J’ai passé ces dernières années à pester contre les mômes qui ne bossent pas, qui n’ont pas de curiosité, qui n’écrivent pas bien…jusqu’à ce que ma collègue, à 3 mois de la retraite, me dise combien elle aime ces mômes, qu’elle adore les petites bévues qu’ils peuvent sortir. Je crois qu’avec quelques mots, elle m’a laissé entrevoir de nouveau le bonheur que c’est d’avoir des petites perles devant soi, prêtes à être découvertes.
Depuis ce fameux jour, je revois ce métier comme à mes débuts, et je m’aperçois que ce que je constatais manquer à mes élèves n’était que ce que je devais leur donner.
J’espère bien que ta petite tombera aussi sur des enseignants qui ont retrouvé ou n’ont jamais perdu l’amour de leur métier.
14 de moyenne, c’est drôlement bien, je trouve. L’équilibre personnel prime.
Bises
A partir de la seconde, j’ai eu une scolarité difficile, malheureuse, compliquée, violente et ça pendant près de 10 ans quand même. Je crois que le jour où j’ai eu mon diplôme d’Assistante Sociale (au deuxième essai), a été un des plus beau jour de ma vie, cela voulait dire plus d’école et donc dans ma tête plus de jugements, de notes… bon je me trompais mais quel poids en moins!

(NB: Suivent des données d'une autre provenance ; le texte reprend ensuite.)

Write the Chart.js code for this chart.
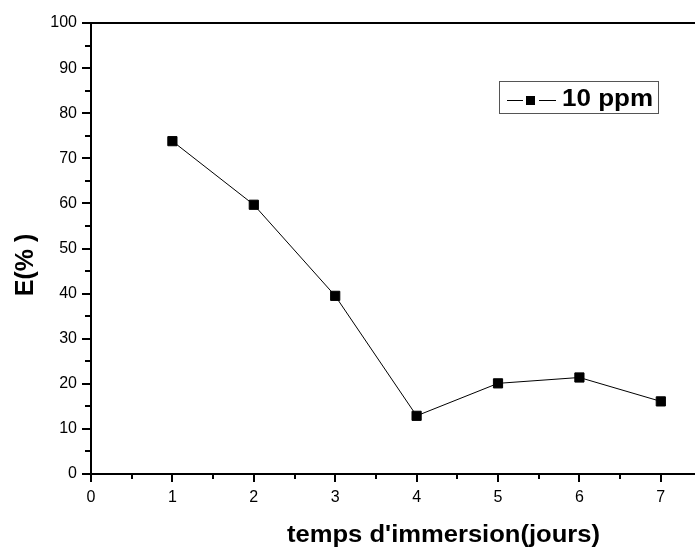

Alors, il faut s’accrocher, serrer les dents et ne pas se laisser dévaloriser.
Et puis cette perle, elle brille malgré tout!
Tu écris là un texte juste et plein d’amour.
Mais que c’est difficile de les aider à grandir!
est-ce que c’est cette insécurité intérieure qui lui donne une telle grâce?
je te l’ai déjà dis (et je me le dis tous les jours pour le mien afin de me remonter le moral !) mais cette différence fera d’eux des êtres différents, envahis d’une force supplémentaire…
mais en attendant, nous les génitrices, punaise, on rame!!!
je vois pas la terre…
crie quand tu la verras que je le sache…
gros bisous à toi et à tes satellites
Bon peut-être que je suis hors sujet, je voulais juste dire que ça me semble plus difficile dans le système français qui ne laisse qu très peu de chances aux enfants qui ne rentrent pas dans le moule.
Tu as vu le film alphabet qui traite des système d’éducation dans le monde? Ça m’a renforcée dans mes convictions et donné de l’espoir.